### Your task
Print the listing below from its opening line through the line holding "4.4, 4.333, 4.133, 3.2, 3.4, 2.0, 2.6, 1.0, 1.0, 1.0];", both ends included.
◇ ◇ ◇
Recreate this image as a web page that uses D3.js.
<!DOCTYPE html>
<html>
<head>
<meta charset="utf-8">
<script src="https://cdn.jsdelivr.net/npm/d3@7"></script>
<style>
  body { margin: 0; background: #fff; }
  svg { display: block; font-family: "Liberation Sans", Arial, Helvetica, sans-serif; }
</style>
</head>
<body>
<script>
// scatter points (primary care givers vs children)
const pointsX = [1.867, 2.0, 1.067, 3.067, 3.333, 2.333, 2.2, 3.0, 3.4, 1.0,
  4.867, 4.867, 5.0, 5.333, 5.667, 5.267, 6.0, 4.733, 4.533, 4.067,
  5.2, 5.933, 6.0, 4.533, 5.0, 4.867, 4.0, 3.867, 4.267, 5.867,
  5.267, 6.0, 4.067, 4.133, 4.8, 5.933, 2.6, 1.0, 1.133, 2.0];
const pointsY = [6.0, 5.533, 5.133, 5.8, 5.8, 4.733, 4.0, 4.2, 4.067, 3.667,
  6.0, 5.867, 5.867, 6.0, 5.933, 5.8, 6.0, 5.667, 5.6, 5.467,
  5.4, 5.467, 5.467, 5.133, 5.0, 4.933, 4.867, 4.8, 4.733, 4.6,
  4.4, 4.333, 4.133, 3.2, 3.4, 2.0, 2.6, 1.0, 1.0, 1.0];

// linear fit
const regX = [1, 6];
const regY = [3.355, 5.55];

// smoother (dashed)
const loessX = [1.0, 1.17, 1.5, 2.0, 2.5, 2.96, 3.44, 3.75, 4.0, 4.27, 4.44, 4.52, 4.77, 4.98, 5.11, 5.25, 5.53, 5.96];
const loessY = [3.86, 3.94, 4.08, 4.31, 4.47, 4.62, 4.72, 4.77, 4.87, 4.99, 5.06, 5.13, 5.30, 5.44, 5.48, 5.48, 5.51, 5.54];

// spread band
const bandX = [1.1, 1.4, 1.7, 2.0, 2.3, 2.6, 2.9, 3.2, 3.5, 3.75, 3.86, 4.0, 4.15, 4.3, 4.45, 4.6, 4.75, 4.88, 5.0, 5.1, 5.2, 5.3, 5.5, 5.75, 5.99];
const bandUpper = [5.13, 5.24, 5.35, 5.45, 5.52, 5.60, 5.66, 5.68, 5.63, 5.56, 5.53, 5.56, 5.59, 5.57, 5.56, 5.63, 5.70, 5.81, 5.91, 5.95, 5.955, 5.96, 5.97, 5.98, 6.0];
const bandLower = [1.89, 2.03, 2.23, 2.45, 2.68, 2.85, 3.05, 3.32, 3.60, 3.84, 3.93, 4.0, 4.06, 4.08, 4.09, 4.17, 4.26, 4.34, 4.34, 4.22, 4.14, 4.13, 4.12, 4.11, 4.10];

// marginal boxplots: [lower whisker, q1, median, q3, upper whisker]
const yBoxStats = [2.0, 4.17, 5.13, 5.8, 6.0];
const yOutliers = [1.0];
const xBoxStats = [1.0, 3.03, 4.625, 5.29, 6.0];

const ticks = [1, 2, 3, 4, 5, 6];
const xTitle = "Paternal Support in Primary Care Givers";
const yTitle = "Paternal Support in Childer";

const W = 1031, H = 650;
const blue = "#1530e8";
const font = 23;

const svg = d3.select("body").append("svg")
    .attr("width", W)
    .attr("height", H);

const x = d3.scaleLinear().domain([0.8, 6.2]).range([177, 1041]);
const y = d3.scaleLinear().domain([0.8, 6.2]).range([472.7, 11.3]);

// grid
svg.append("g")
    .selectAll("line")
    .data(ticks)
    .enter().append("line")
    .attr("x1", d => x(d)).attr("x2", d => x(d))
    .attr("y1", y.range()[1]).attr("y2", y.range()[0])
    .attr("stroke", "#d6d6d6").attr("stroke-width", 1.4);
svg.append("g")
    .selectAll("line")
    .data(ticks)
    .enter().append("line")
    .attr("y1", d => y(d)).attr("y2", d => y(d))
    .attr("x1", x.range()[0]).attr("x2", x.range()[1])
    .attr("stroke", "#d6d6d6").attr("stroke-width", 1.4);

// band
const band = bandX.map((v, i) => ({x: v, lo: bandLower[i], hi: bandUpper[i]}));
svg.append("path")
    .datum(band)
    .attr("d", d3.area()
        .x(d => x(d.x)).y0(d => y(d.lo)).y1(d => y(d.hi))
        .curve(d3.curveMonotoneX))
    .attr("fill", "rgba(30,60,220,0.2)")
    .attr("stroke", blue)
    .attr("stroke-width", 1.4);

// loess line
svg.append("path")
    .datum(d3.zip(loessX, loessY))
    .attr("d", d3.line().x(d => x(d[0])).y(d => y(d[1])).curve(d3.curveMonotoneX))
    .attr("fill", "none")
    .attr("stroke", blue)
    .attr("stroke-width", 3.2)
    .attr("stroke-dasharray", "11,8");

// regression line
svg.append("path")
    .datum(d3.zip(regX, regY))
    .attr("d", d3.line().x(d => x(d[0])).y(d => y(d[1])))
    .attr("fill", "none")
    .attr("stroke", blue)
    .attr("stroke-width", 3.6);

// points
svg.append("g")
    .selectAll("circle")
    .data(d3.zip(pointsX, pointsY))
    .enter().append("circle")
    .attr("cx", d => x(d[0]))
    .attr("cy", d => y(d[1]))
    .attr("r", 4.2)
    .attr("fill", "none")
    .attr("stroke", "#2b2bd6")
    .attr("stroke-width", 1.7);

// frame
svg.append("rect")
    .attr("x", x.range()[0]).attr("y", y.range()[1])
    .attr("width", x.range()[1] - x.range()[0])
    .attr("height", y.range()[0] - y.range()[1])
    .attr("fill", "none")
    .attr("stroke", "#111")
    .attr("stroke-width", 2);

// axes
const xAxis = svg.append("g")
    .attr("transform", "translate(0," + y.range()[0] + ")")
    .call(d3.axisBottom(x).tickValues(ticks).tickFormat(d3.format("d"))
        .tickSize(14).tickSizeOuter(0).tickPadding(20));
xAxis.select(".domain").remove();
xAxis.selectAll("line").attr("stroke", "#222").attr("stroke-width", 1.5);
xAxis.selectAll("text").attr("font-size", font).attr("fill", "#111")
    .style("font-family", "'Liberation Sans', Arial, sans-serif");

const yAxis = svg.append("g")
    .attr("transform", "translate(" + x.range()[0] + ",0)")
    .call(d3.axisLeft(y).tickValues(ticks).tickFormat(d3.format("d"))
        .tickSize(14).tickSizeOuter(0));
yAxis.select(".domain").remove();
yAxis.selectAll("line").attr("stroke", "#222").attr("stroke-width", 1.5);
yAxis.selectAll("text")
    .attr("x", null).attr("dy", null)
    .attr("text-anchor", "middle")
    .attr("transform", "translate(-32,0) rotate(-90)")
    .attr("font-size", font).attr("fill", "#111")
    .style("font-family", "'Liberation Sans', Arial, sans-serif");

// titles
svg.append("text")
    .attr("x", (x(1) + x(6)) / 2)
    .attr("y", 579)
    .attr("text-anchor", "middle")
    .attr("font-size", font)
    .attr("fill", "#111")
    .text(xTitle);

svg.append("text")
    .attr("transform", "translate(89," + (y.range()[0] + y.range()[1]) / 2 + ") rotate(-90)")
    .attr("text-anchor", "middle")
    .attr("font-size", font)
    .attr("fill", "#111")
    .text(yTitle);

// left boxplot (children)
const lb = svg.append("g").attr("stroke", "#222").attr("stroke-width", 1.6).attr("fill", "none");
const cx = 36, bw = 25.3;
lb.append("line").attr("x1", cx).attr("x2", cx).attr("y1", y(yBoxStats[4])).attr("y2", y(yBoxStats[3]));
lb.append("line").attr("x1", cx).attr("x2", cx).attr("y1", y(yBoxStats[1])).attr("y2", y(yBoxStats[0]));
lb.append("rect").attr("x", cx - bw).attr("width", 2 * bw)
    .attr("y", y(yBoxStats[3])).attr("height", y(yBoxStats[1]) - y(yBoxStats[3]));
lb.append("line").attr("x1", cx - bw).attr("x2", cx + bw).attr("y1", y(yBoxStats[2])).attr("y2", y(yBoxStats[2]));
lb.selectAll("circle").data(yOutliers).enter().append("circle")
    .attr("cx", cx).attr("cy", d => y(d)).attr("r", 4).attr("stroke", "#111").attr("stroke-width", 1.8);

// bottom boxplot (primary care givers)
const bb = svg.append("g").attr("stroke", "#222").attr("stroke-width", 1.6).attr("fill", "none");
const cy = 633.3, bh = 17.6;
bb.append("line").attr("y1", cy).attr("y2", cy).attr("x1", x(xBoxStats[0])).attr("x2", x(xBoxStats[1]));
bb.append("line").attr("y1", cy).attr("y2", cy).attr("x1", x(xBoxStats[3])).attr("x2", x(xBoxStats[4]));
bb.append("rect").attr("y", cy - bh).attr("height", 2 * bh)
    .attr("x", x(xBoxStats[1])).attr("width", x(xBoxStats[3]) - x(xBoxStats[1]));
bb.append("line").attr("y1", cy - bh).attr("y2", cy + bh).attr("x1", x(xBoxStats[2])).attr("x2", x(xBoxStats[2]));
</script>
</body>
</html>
◇ ◇ ◇
### Solved exercise
Recreate this image as a web page that uses D3.js.
<!DOCTYPE html>
<html>
<head>
<meta charset="utf-8">
<script src="https://cdn.jsdelivr.net/npm/d3@7"></script>
<style>
  body { margin: 0; background: #fff; }
  svg { display: block; font-family: "Liberation Sans", Arial, Helvetica, sans-serif; }
</style>
</head>
<body>
<script>
// scatter points (primary care givers vs children)
const pointsX = [1.867, 2.0, 1.067, 3.067, 3.333, 2.333, 2.2, 3.0, 3.4, 1.0,
  4.867, 4.867, 5.0, 5.333, 5.667, 5.267, 6.0, 4.733, 4.533, 4.067,
  5.2, 5.933, 6.0, 4.533, 5.0, 4.867, 4.0, 3.867, 4.267, 5.867,
  5.267, 6.0, 4.067, 4.133, 4.8, 5.933, 2.6, 1.0, 1.133, 2.0];
const pointsY = [6.0, 5.533, 5.133, 5.8, 5.8, 4.733, 4.0, 4.2, 4.067, 3.667,
  6.0, 5.867, 5.867, 6.0, 5.933, 5.8, 6.0, 5.667, 5.6, 5.467,
  5.4, 5.467, 5.467, 5.133, 5.0, 4.933, 4.867, 4.8, 4.733, 4.6,
  4.4, 4.333, 4.133, 3.2, 3.4, 2.0, 2.6, 1.0, 1.0, 1.0];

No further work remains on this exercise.